Sachs on Anti-Intellectualism

Jeff Sachs, probably the leading economist of development in the US today, and highly influential, just released an editorial on the last decade's trend in anti-intellectualism, connecting Sarah Palin to the trend.

I think it goes beyond that. As a Brit with 20-plus years in country and therefore an unofficial anthropologist of American culture, I can easily bear witness to the fact that you only have to step outside your door and interact with people to find the American anti-intellectual trend. A trip to the barber shop, the waiting room at the Jiffy-Lube, or the supermarket check-out, will quite ordinarily turn up someone who wants to tell you some conspiracy, deus ex machina, about how the world runs, all of their own making, while the great efforts to figure out how the world really runs, in social science, economics, biology, geophysics, sometimes seem virtually unknown in popular culture.

This despite (or perhaps because of) cable and satellite TV widely available with hundreds of channels, many carrying superb scientific content, and despite (or perhaps because of) a liberal press system that surely must be the most diverse and unfettered by libel or government interference of any in history.

By comparison, the UK system I grew up with thirty years age (four TV channels, a handful of national papers, seemingly few specialist magazines, and draconian libel laws) seems thoroughly deprived and trammeled, like the two-up/two down houses many of us Lydgate Lane Primary kids lived in. A spartan existence. When I were a lad....

But, as Tapton School showed us later, we were both more educated and educable. Most of us were, at least. But in this country, even the brightest kids from the best schools can be quite ignorant of science when they arrive at college.

(Believe me, I've been educating young Americans about science for long enough. I should know.)

But how can this be so?

One explanation is the BBC. With only two, and then three, TV channels in 1960s and '70s Britain, two of them government-run, it was inevitable myself and my school friends would study science in front of the tube. This wasn't an accident.
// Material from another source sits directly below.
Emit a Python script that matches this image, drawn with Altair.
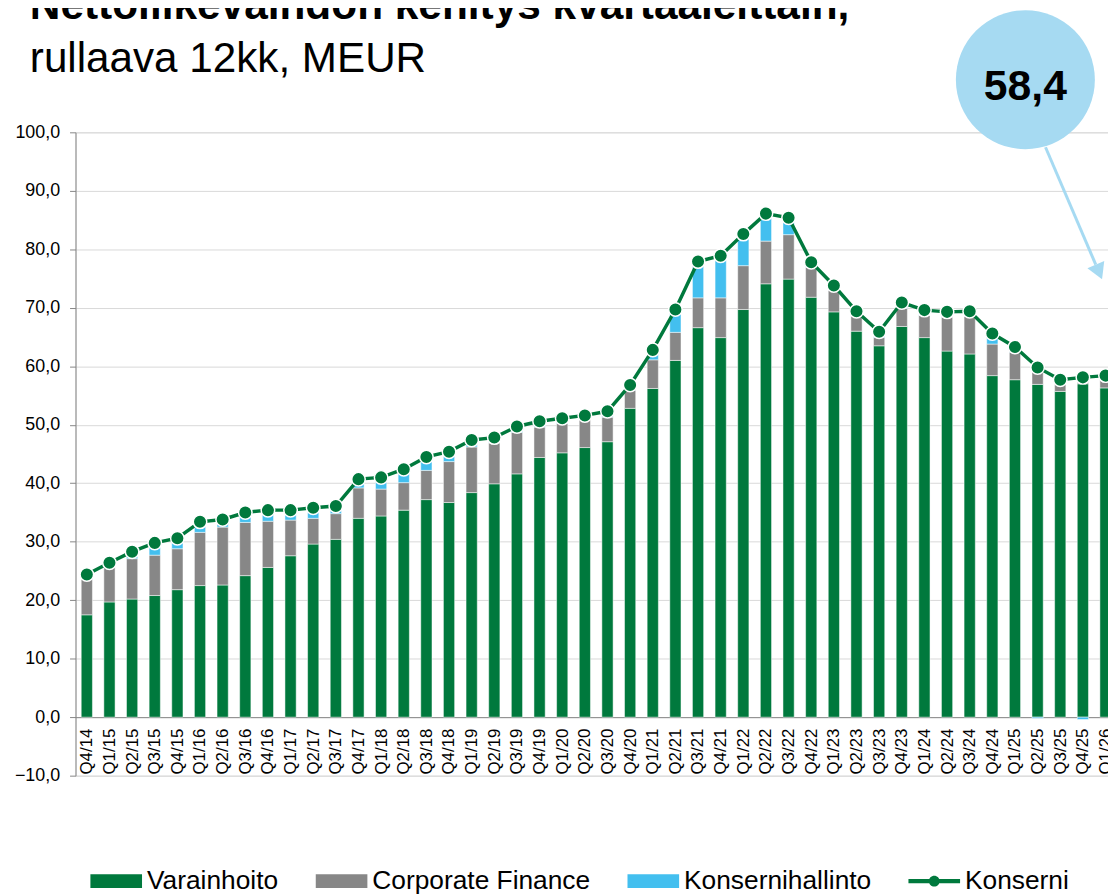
import altair as alt
import pandas as pd

FONT = "Liberation Sans"
GREEN = "#00793D"
GRAY = "#878787"
BLUE = "#43BFEF"
BUBBLE = "#A6DAF2"
AXIS = "#868686"
GRID = "#D9D9D9"

quarters = ["Q4/14", "Q1/15", "Q2/15", "Q3/15", "Q4/15", "Q1/16", "Q2/16", "Q3/16", "Q4/16",
            "Q1/17", "Q2/17", "Q3/17", "Q4/17", "Q1/18", "Q2/18", "Q3/18", "Q4/18",
            "Q1/19", "Q2/19", "Q3/19", "Q4/19", "Q1/20", "Q2/20", "Q3/20", "Q4/20",
            "Q1/21", "Q2/21", "Q3/21", "Q4/21", "Q1/22", "Q2/22", "Q3/22", "Q4/22",
            "Q1/23", "Q2/23", "Q3/23", "Q4/23", "Q1/24", "Q2/24", "Q3/24", "Q4/24",
            "Q1/25", "Q2/25", "Q3/25", "Q4/25", "Q1/26"]

varainhoito = [17.5, 19.7, 20.2, 20.8, 21.8, 22.5, 22.6, 24.2, 25.6, 27.6, 29.6, 30.4, 34.0,
               34.4, 35.4, 37.2, 36.7, 38.4, 39.9, 41.6, 44.4, 45.2, 46.1, 47.1, 52.8,
               56.2, 61.0, 66.6, 64.9, 69.7, 74.1, 74.9, 71.8, 69.3, 66.0, 63.5, 66.8,
               64.9, 62.6, 62.1, 58.4, 57.7, 56.9, 55.7, 57.0, 56.3]
corporate_finance = [6.1, 5.9, 6.9, 6.9, 7.0, 9.1, 9.9, 9.1, 7.9, 6.1, 4.4, 4.4, 5.2,
                     4.6, 4.7, 5.0, 7.0, 7.8, 7.0, 7.1, 5.2, 5.0, 4.8, 4.2, 3.1,
                     4.9, 4.8, 5.1, 6.8, 7.5, 7.3, 7.6, 5.1, 3.7, 2.6, 1.4, 3.1,
                     3.8, 5.8, 6.4, 5.4, 4.7, 3.1, 1.3, 1.5, 1.4]
konsernihallinto = [0.8, 0.8, 1.2, 2.1, 1.8, 1.8, 1.3, 1.7, 1.9, 1.7, 1.8, 1.3, 1.5,
                    2.0, 2.3, 2.3, 1.7, 1.2, 0.9, 1.0, 1.0, 0.9, 0.7, 1.0, 0.9,
                    1.7, 3.9, 6.2, 7.2, 5.4, 4.7, 2.9, 0.9, 0.8, 0.8, 1.0, 1.0,
                    0.9, 0.9, 0.9, 1.8, 0.9, -0.2, 0.7, -0.4, 0.7]
konserni = [24.4, 26.4, 28.3, 29.8, 30.6, 33.4, 33.8, 35.0, 35.4, 35.4, 35.8, 36.1, 40.7,
            41.0, 42.4, 44.5, 45.4, 47.4, 47.8, 49.7, 50.6, 51.1, 51.6, 52.3, 56.8,
            62.8, 69.7, 77.9, 78.9, 82.6, 86.1, 85.4, 77.8, 73.8, 69.4, 65.9, 70.9,
            69.6, 69.3, 69.4, 65.6, 63.3, 59.8, 57.7, 58.1, 58.4]

series_names = ["Varainhoito", "Corporate Finance", "Konsernihallinto", "Konserni"]
title_line1 = "Nettoliikevaihdon kehitys kvartaaleittain,"
title_line2 = "rullaava 12kk, MEUR"
y_ticks = list(range(-10, 101, 10))

idx = list(range(len(quarters)))
rows = []
for k, (name, vals) in enumerate(zip(series_names[:3], [varainhoito, corporate_finance, konsernihallinto])):
    for i, q in enumerate(quarters):
        rows.append({"idx": i, "quarter": q, "series": name, "value": vals[i], "ord": k})
bars_df = pd.DataFrame(rows)
line_df = pd.DataFrame({"idx": idx, "quarter": quarters, "series": "Konserni", "value": konserni})
legend_df = pd.concat([bars_df, line_df], ignore_index=True)

RECT = "M-1,-0.27H1V0.27H-1Z"
LINEDOT = "M-1,-0.08H1V0.08H-1Z M-0.21,0A0.21,0.21 0 1,1 0.21,0A0.21,0.21 0 1,1 -0.21,0Z"

xscale = alt.Scale(domain=[-0.5, 45.11], nice=False, zero=False, padding=0)
yscale = alt.Scale(domain=[-10, 100], nice=False, zero=False, padding=0)
color_scale = alt.Scale(domain=series_names, range=[GREEN, GRAY, BLUE, GREEN])
shape_scale = alt.Scale(domain=series_names, range=[RECT, RECT, RECT, LINEDOT])

label_expr = "[" + ",".join("'%s'" % q for q in quarters) + "][datum.value]"
xaxis = alt.Axis(values=idx, labelExpr=label_expr, labelAngle=270, labelAlign="right",
                 labelBaseline="middle", labelFontSize=17, labelFont=FONT, labelColor="black",
                 labelOverlap=False, labelFlush=False, labelBound=False, ticks=False, grid=False,
                 domainColor=AXIS, domainWidth=1, offset=-58.9, labelPadding=11, title=None)
yaxis = alt.Axis(values=y_ticks, labelExpr="replace(format(datum.value, '.1f'), '.', ',')",
                 labelFontSize=18, labelFont=FONT, labelColor="black", tickSize=6,
                 tickColor=AXIS, domainColor=AXIS, gridColor=GRID, gridWidth=1,
                 labelPadding=10, labelOverlap=False, title=None)

legend = alt.Legend(title=None, orient="none", legendX=15, legendY=728, direction="horizontal",
                    symbolSize=2704, symbolStrokeWidth=0, symbolOpacity=1, labelFontSize=26.5,
                    labelFont=FONT, labelColor="black", labelOffset=5, columnPadding=37,
                    padding=0, labelLimit=500)


def X(field):
    return alt.X(field, scale=xscale, axis=xaxis)


def Y(field, **kw):
    return alt.Y(field, scale=yscale, axis=yaxis, **kw)


bars = alt.Chart(bars_df).mark_bar(size=11.3, stroke="white", strokeWidth=0.5).encode(
    x=X("idx:Q"),
    y=Y("value:Q", stack="zero"),
    color=alt.Color("series:N", scale=color_scale, legend=legend),
    order=alt.Order("ord:Q", sort="ascending"),
)

line = alt.Chart(line_df).mark_line(color=GREEN, strokeWidth=3.5).encode(
    x=X("idx:Q"), y=Y("value:Q"))
points = alt.Chart(line_df).mark_point(shape="circle", filled=True, size=185, fill=GREEN,
                                       stroke="white", strokeWidth=1.5, opacity=1).encode(
    x=X("idx:Q"), y=Y("value:Q"))

legend_layer = alt.Chart(legend_df).mark_point(filled=True, opacity=0).encode(
    x=X("idx:Q"), y=Y("value:Q"),
    color=alt.Color("series:N", scale=color_scale, legend=legend),
    shape=alt.Shape("series:N", scale=shape_scale, legend=legend),
)

# callout bubble with the latest value and arrow
bubble_df = pd.DataFrame({"bx": [41.46], "by": [109.0], "ty": [107.7],
                          "label": [("%.1f" % konserni[-1]).replace(".", ",")]})
bubble = alt.Chart(bubble_df).mark_circle(size=19600, color=BUBBLE, opacity=1).encode(
    x=X("bx:Q"), y=Y("by:Q"))
bubble_text = alt.Chart(bubble_df).mark_text(fontSize=43, fontWeight="bold", font=FONT,
                                             color="black", align="center",
                                             baseline="middle").encode(
    x=X("bx:Q"), y=Y("ty:Q"), text="label:N")
arrow_df = pd.DataFrame({"ax": [42.35], "ay": [97.45], "ax2": [44.57], "ay2": [77.37],
                         "hx": [44.71], "hy": [76.13]})
arrow = alt.Chart(arrow_df).mark_rule(color=BUBBLE, strokeWidth=3).encode(
    x=X("ax:Q"), y=Y("ay:Q"), x2="ax2:Q", y2="ay2:Q")
arrow_head = alt.Chart(arrow_df).mark_point(shape="triangle-up", filled=True, size=340,
                                            angle=156.8, color=BUBBLE, opacity=1).encode(
    x=X("hx:Q"), y=Y("hy:Q"))

title_df = pd.DataFrame({"t1": [title_line1], "t2": [title_line2]})
title1 = alt.Chart(title_df).mark_text(fontSize=42.7, fontWeight="bold", font=FONT, color="black",
                                       align="left", baseline="alphabetic").encode(
    x=alt.value(-46), y=alt.value(-114), text="t1:N")
title2 = alt.Chart(title_df).mark_text(fontSize=42.5, font=FONT, color="black",
                                       align="left", baseline="alphabetic").encode(
    x=alt.value(-46), y=alt.value(-61), text="t2:N")

chart = alt.layer(bars, line, points, legend_layer, arrow, arrow_head, bubble, bubble_text,
                  title1, title2).properties(
    width=1040, height=648,
    autosize=alt.AutoSizeParams(type="none"),
    padding={"left": 68, "top": 122, "right": 0, "bottom": 118},
).configure_view(stroke=None).configure(background="white").configure_axisX(labelOverlap=False)

chart.save("out.html", embed_options={"renderer": "svg", "actions": False})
When did Reithianism become a bad word?

Another explanation is that American conservative anti-intellectualism is one obvious outcome of a country founded at least partly on religious separatism and extreme protestant exceptionalism, and remains very long-lived indeed. The Pilgrim Fathers were less bastions of freedom, more religious dictators, iconoclastic and austere. The Scopes Trail is in direct descent from the Salem Witchcraft trails, and the Know-Nothing Party is alive and well.

Sarah Palin may co-occupy the same 50 states as the best and most widespread scientific program in history, but that doesn't mean to say she has ever been part of it, or even educated in what it has, can and will do. As such, she's more commonplace than exception.
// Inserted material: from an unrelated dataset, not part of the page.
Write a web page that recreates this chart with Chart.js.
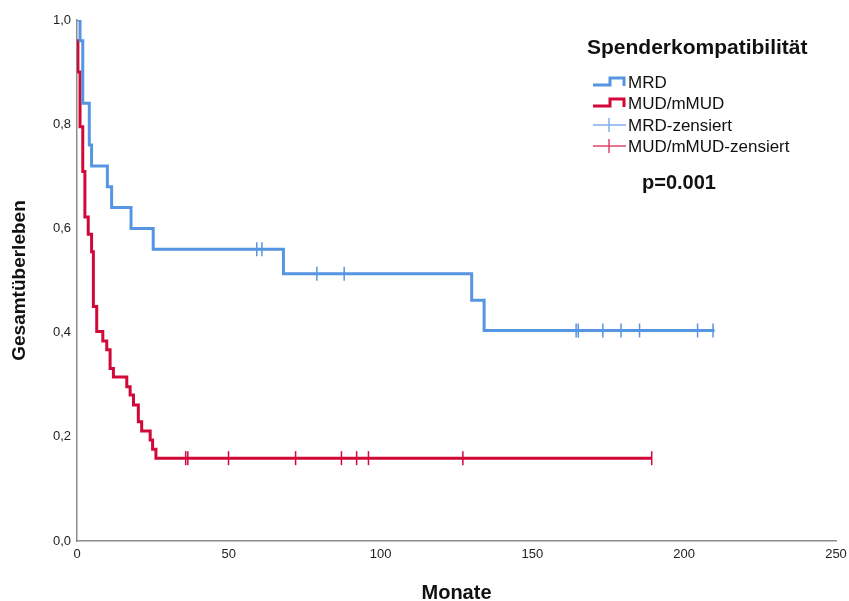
<!DOCTYPE html>
<html>
<head>
<meta charset="utf-8">
<script src="https://cdn.jsdelivr.net/npm/chart.js@4"></script>
<style>
  body { margin: 0; background: #fff; }
  #wrap { width: 849px; height: 601px; }
</style>
</head>
<body>
<div id="wrap"><canvas id="kmChart" width="849" height="601"></canvas></div>
<script>
// Kaplan-Meier, Gesamtüberleben nach Spenderkompatibilität
const xTicks = [0, 50, 100, 150, 200, 250];
const yTicks = [0, 0.2, 0.4, 0.6, 0.8, 1.0];

// MRD: Zeitpunkte (Monate) und Überlebenswahrscheinlichkeit nach jedem Ereignis
const mrdTimes = [0, 1, 1.9, 4.05, 4.8, 10, 11.4, 17.8, 25.1, 68, 130, 134.1, 210];
const mrdSurv  = [1.0, 0.96, 0.84, 0.76, 0.72, 0.68, 0.64, 0.60, 0.56, 0.513, 0.462, 0.404, 0.404];
const mrdCensored = [59.2, 60.9, 79, 88, 164.4, 165.1, 173.2, 179.2, 185.3, 204.4, 209.5];

// MUD/mMUD
const mudTimes = [0, 0.3, 1.0, 1.9, 2.6, 3.7, 4.8, 5.4, 6.5, 8.5, 9.8, 10.9, 12, 16.4, 17.5, 18.6, 20.2, 21.3, 24.1, 24.9, 26, 189.3];
const mudSurv  = [0.96, 0.90, 0.795, 0.709, 0.622, 0.589, 0.555, 0.45, 0.402, 0.384, 0.367, 0.331, 0.315, 0.296, 0.28, 0.261, 0.229, 0.211, 0.194, 0.176, 0.159, 0.159];
const mudCensored = [35.8, 36.5, 49.9, 72, 87.1, 92.1, 96, 127.1, 189.3];

const blue = 'rgb(86, 149, 226)';
const red = 'rgb(210, 8, 56)';
const axisGrey = '#8c8c8c';
const narrow = '"Liberation Sans Narrow", "Liberation Sans", Arial, sans-serif';
const sans = '"Liberation Sans", Arial, sans-serif';

function survAt(times, surv, t) {
    let s = surv[0];
    for (let i = 0; i < times.length; i++) {
        if (times[i] <= t) s = surv[i];
    }
    return s;
}

const toPoints = (xs, ys) => xs.map((x, i) => ({ x: x, y: ys[i] }));
const censorPoints = (c, times, surv) => c.map(t => ({ x: t, y: survAt(times, surv, t) }));

// eigene Legende rechts oben, wie im SPSS-Diagramm
const legendPlugin = {
    id: 'kmLegend',
    afterDraw(chart) {
        const ctx = chart.ctx;
        ctx.save();
        ctx.fillStyle = '#111';
        ctx.textBaseline = 'middle';
        ctx.font = 'bold 21px ' + sans;
        ctx.fillText('Spenderkompatibilität', 587, 48);

        const rows = [
            { label: 'MRD', color: blue, step: true, y: 82 },
            { label: 'MUD/mMUD', color: red, step: true, y: 103 },
            { label: 'MRD-zensiert', color: 'rgba(86,149,226,0.75)', step: false, y: 125 },
            { label: 'MUD/mMUD-zensiert', color: 'rgba(210,8,56,0.75)', step: false, y: 146 }
        ];
        rows.forEach(r => {
            ctx.strokeStyle = r.color;
            if (r.step) {
                ctx.lineWidth = 3;
                ctx.beginPath();
                ctx.moveTo(593, r.y + 3);
                ctx.lineTo(610, r.y + 3);
                ctx.lineTo(610, r.y - 4);
                ctx.lineTo(624, r.y - 4);
                ctx.lineTo(624, r.y + 4);
                ctx.stroke();
            } else {
                ctx.lineWidth = 1.5;
                ctx.beginPath();
                ctx.moveTo(593, r.y);
                ctx.lineTo(626, r.y);
                ctx.moveTo(609, r.y - 7);
                ctx.lineTo(609, r.y + 7);
                ctx.stroke();
            }
            ctx.fillStyle = '#111';
            ctx.font = '17px ' + sans;
            ctx.fillText(r.label, 628, r.y + 1);
        });

        ctx.font = 'bold 20px ' + sans;
        ctx.fillText('p=0.001', 642, 183);
        ctx.restore();
    }
};

const ctx = document.getElementById('kmChart');

new Chart(ctx, {
    type: 'line',
    data: {
        datasets: [
            {
                label: 'MRD',
                data: toPoints(mrdTimes, mrdSurv),
                borderColor: blue,
                borderWidth: 3,
                stepped: 'before',
                pointRadius: 0,
                fill: false
            },
            {
                label: 'MUD/mMUD',
                data: toPoints(mudTimes, mudSurv),
                borderColor: red,
                borderWidth: 3,
                stepped: 'before',
                pointRadius: 0,
                fill: false
            },
            {
                label: 'MRD-zensiert',
                data: censorPoints(mrdCensored, mrdTimes, mrdSurv),
                showLine: false,
                pointStyle: 'line',
                rotation: 90,
                pointRadius: 7,
                borderColor: blue,
                pointBorderWidth: 1.5
            },
            {
                label: 'MUD/mMUD-zensiert',
                data: censorPoints(mudCensored, mudTimes, mudSurv),
                showLine: false,
                pointStyle: 'line',
                rotation: 90,
                pointRadius: 7,
                borderColor: red,
                pointBorderWidth: 1.5
            }
        ]
    },
    options: {
        responsive: false,
        animation: false,
        layout: { padding: { top: 20, right: 13, left: 4, bottom: 0 } },
        plugins: {
            legend: { display: false },
            tooltip: { enabled: false }
        },
        scales: {
            x: {
                type: 'linear',
                min: 0,
                max: 250,
                afterBuildTicks: s => { s.ticks = xTicks.map(v => ({ value: v })); },
                afterFit: s => { s.height = 60; },
                grid: { display: false },
                border: { display: true, color: axisGrey, width: 1.5 },
                ticks: {
                    color: '#222',
                    font: { family: narrow, size: 13 },
                    padding: -2,
                    maxRotation: 0
                },
                title: {
                    display: true,
                    text: 'Monate',
                    color: '#111',
                    font: { family: sans, size: 20, weight: 'bold' },
                    padding: { top: 8, bottom: -4 }
                }
            },
            y: {
                min: 0,
                max: 1,
                afterBuildTicks: s => { s.ticks = yTicks.map(v => ({ value: v })); },
                afterFit: s => { s.width = 73; },
                grid: { display: false },
                border: { display: true, color: axisGrey, width: 1.5 },
                ticks: {
                    color: '#222',
                    font: { family: narrow, size: 13 },
                    padding: -2,
                    callback: v => v.toFixed(1).replace('.', ',')
                },
                title: {
                    display: true,
                    text: 'Gesamtüberleben',
                    color: '#111',
                    font: { family: sans, size: 19, weight: 'bold' },
                    padding: { bottom: 2 }
                }
            }
        }
    },
    plugins: [legendPlugin]
});
</script>
</body>
</html>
The American Anti-Intellectual Threat

By Jeffry Sachs

NEW YORK – In recent years, the United States has been more a source of global instability than a source of global problem-solving. Examples include the war in Iraq, launched by the US on false premises, obstructionism on efforts to curb climate change, meager development assistance, and the violation of international treaties such as the Geneva Conventions. While many factors contributed to America’s destabilizing actions, a powerful one is anti-intellectualism, exemplified recently by Republican vice-presidential nominee Sarah Palin’s surging popularity.

By anti-intellectualism, I mean especially an aggressively anti-scientific perspective, backed by disdain for those who adhere to science and evidence. The challenges faced by a major power like the US require rigorous analysis of information according to the best scientific principles.